Data segment |
● ● ●
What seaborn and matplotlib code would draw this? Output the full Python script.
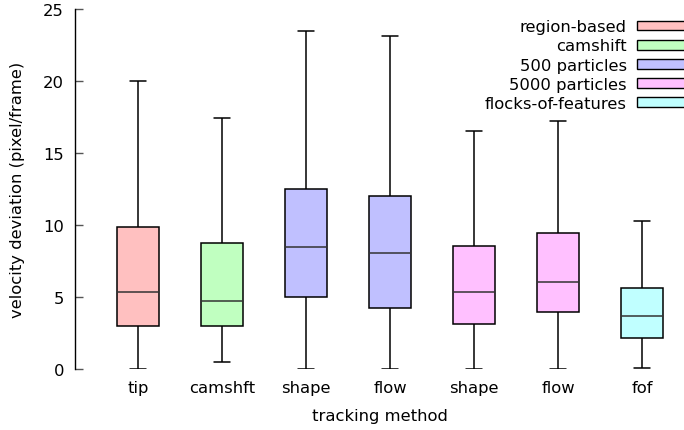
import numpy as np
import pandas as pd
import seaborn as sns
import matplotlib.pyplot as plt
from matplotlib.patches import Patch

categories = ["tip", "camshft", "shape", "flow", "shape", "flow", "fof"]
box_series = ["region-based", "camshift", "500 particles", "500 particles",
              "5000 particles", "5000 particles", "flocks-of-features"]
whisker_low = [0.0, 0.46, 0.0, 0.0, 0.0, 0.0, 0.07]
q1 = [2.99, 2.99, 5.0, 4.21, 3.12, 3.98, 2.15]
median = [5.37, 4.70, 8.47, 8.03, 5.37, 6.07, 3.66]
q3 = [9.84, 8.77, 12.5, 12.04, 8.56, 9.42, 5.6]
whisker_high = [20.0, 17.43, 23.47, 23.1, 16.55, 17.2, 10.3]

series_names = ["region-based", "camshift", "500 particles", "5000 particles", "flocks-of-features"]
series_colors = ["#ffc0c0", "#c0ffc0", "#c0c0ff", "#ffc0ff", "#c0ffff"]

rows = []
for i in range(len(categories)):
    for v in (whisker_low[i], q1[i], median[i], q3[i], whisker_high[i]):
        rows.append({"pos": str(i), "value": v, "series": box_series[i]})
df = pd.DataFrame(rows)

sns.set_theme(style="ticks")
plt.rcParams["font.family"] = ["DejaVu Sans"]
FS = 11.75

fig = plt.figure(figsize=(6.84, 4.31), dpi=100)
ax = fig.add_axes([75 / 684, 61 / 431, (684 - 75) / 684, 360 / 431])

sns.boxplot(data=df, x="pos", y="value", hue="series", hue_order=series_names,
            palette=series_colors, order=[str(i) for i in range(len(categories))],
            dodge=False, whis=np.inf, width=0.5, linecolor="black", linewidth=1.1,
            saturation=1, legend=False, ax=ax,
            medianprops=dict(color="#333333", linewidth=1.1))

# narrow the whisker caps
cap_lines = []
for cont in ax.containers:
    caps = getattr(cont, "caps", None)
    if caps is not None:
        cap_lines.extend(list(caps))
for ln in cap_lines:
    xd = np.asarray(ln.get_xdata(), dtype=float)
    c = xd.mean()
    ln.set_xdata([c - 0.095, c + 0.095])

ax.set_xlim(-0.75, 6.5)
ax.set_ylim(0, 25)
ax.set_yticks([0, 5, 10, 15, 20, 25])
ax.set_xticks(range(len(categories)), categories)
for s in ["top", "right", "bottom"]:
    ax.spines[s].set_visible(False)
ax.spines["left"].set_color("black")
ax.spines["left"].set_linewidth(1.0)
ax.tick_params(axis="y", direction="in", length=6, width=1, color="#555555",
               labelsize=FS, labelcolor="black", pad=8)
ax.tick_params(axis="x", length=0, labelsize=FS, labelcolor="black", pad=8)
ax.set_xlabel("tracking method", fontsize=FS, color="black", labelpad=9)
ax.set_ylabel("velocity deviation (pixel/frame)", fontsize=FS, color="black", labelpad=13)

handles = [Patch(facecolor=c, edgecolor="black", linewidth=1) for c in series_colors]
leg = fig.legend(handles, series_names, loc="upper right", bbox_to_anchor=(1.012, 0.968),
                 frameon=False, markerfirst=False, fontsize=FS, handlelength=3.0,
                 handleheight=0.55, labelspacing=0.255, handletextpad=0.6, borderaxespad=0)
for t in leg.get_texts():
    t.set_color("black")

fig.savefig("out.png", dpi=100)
● ● ●
Stated exercise | In the listing above, how many lines hold the word "seaborn"? Give the number and nothing more.

Solution below | 2